Superbloom painting rural eastern San Luis Obispo County landscape with stunning array of colors
CARRIZO PLAIN, Calif. -- The superbloom has returned back to the Central Coast, with its wide variety of flowers turning many of the hillsides and fields in rural eastern San Luis Obispo County into an amazing kaleidoscope of colors.
"The hills are completely painted with flowers and I really love that," said Santa Cruz resident Donna Karolchik while visiting Soda Lake lookout area on Friday morning. "The shadows on the hills and then all bright fields of flowers on the hills. You could paint, but it's hard to believe nature does that."
With the recent change of seasons, moving from an unusually wet winter into a typical spring, with warmer temperatures and drier conditions, has created ideal conditions for an explosion of wildflowers in the region, which is also known as a "superbloom."
"We had to endure some rain here, which was a huge benefit," said Justin Jang of San Luis Obispo, while visiting the Carrizo Plain on Friday. "We definitely needed the rain, but to also see the glory of everything here, everything blooming, the sun is shining down today and it's absolutely gorgeous."
All throughout the Carrizo Plain area, hillsides and fields have been temporarily turned into natural murals, with a stunning arrays of different flowers.
"It's absolutely gorgeous," said Jang. "Blues, purples and all the shades in between. It's really cool to see the variety, not just all the quantity of the flowers as well."
As word is beginning to spread the wildflowers are in blooming en masse, word is spreading near and far, which is attracting visitors to this typically very remote location.
"They are beautiful. We drove out this way specifically to be able to see the flower bloom and they are beautiful," said Audrey Hunter of Ft. Lauderdale, Florida, who visited the Carrizo Plain on Friday. "I think a lot of people want to come out and see something that's unusual and not in their area and there are a quite a few people out here looking at the flowers and enjoying the beauty and the birds and the quiet."
While the roads out to the Carrizo Plain area were quiet on early Friday morning, by late morning and into the afternoon, many vehicles could be seen traveling Highway 58 and some of the area roadways, as hundreds of visitors traveled out to view the colorful landscape.
"It's just beautiful, the flowers and it's peaceful," said Karolchik. "There's crowds out here, but you can get away from the crowds easily and the birds are lovely."
As visitors come out to see the flowers, there are concerns about those getting a little bit too close, so the hope is that people will respectful and look on from a distance.

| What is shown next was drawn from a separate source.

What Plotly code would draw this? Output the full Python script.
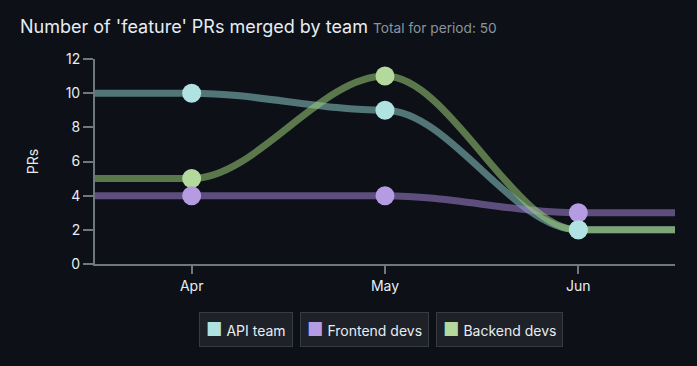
import plotly.graph_objects as go

months = ["Apr", "May", "Jun"]
teams = ["API team", "Frontend devs", "Backend devs"]
api_team = [10, 9, 2]
frontend_devs = [4, 4, 3]
backend_devs = [5, 11, 2]
y_ticks = [0, 2, 4, 6, 8, 10, 12]

series = [api_team, frontend_devs, backend_devs]
marker_colors = ["#b0e2e2", "#b59ce2", "#b4d99c"]
line_colors = ["rgba(140,200,200,0.55)", "rgba(160,130,210,0.55)", "rgba(155,205,120,0.55)"]

BG = "#0d1017"
AXIS = "#6f7780"
TEXT = "#e6edf3"
MUTED = "#8b949e"

idx = list(range(len(months)))
x_range = [-0.5, len(months) - 0.5]
total = sum(sum(s) for s in series)


def smooth_path(xs, ys):
    """SVG path (data coords): cubic segments with horizontal tangents at each point."""
    path = f"M {xs[0]},{ys[0]}"
    for i in range(len(xs) - 1):
        dx = (xs[i + 1] - xs[i]) / 3
        path += (f" C {xs[i] + dx},{ys[i]}"
                 f" {xs[i + 1] - dx},{ys[i + 1]}"
                 f" {xs[i + 1]},{ys[i + 1]}")
    return path


fig = go.Figure()
# smooth lines, extended flat to the plot edges
for vals, lc in zip(series, line_colors):
    lx = [x_range[0]] + idx + [x_range[1]]
    ly = [vals[0]] + vals + [vals[-1]]
    fig.add_shape(type="path", xref="x", yref="y", path=smooth_path(lx, ly),
                  line=dict(color=lc, width=7), layer="below")

# markers (backend first so API ends on top)
for name, vals, mc in reversed(list(zip(teams, series, marker_colors))):
    fig.add_trace(go.Scatter(
        x=idx, y=vals, mode="markers", name=name,
        marker=dict(color=mc, size=19, line=dict(width=0)),
        showlegend=False,
    ))

# legend as separate boxes
legend_x = [0.2595, 0.4638, 0.698]
for name, mc, lx in zip(teams, marker_colors, legend_x):
    fig.add_annotation(
        xref="paper", yref="paper", x=lx, y=-0.32,
        xanchor="center", yanchor="middle",
        text=f'<span style="color:{mc};font-size:18px">■</span> {name}',
        showarrow=False, font=dict(family="Inter, sans-serif", size=14, color=TEXT),
        bgcolor="#1e2128", bordercolor="#363b44", borderwidth=1, borderpad=6,
    )

fig.update_layout(
    width=697, height=366,
    paper_bgcolor=BG, plot_bgcolor=BG,
    margin=dict(l=95, r=22, t=59, b=102),
    font=dict(family="Inter, sans-serif", color=TEXT, size=14),
    title=dict(
        text=(f"Number of 'feature' PRs merged by team "
              f"<span style='font-size:13.7px;color:{MUTED}'>Total for period: {total}</span>"),
        x=20 / 697, xanchor="left", xref="container",
        y=1 - 27 / 366, yanchor="middle", yref="container",
        font=dict(size=18, color=TEXT, family="Inter, sans-serif"),
    ),
    showlegend=False,
)
fig.update_xaxes(
    range=x_range, tickvals=idx, ticktext=months,
    showgrid=False, zeroline=False,
    showline=True, linecolor=AXIS, linewidth=2,
    ticks="outside", ticklen=8, tickwidth=2, tickcolor=AXIS,
    tickfont=dict(size=14, color=TEXT),
)
fig.update_yaxes(
    range=[0, 12], tickvals=y_ticks,
    showgrid=False, zeroline=False,
    showline=True, linecolor=AXIS, linewidth=2,
    ticks="outside", ticklen=10, tickwidth=2, tickcolor=AXIS,
    tickfont=dict(size=14, color=TEXT),
    title=dict(text="PRs", font=dict(size=14, color=TEXT), standoff=24),
)

fig.write_html("out.html")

"It's hard for people to resist walking out in the flowers, but you can enjoy them so much from the paths and the road," said Karolchik. "Walking out in them just tramples them for everybody else, so it's easy to just enjoy them from the roadside."
Karolchik, who has been out to the area during previous superblooms, urged anyone interested to make sure they come out and plan a trip sometime soon.
"It's nature at its best and it's very transient," said Karolchik. "It will be here and as soon as it warms up, it will be gone, so you have to seize the moment while it's here and go look at it."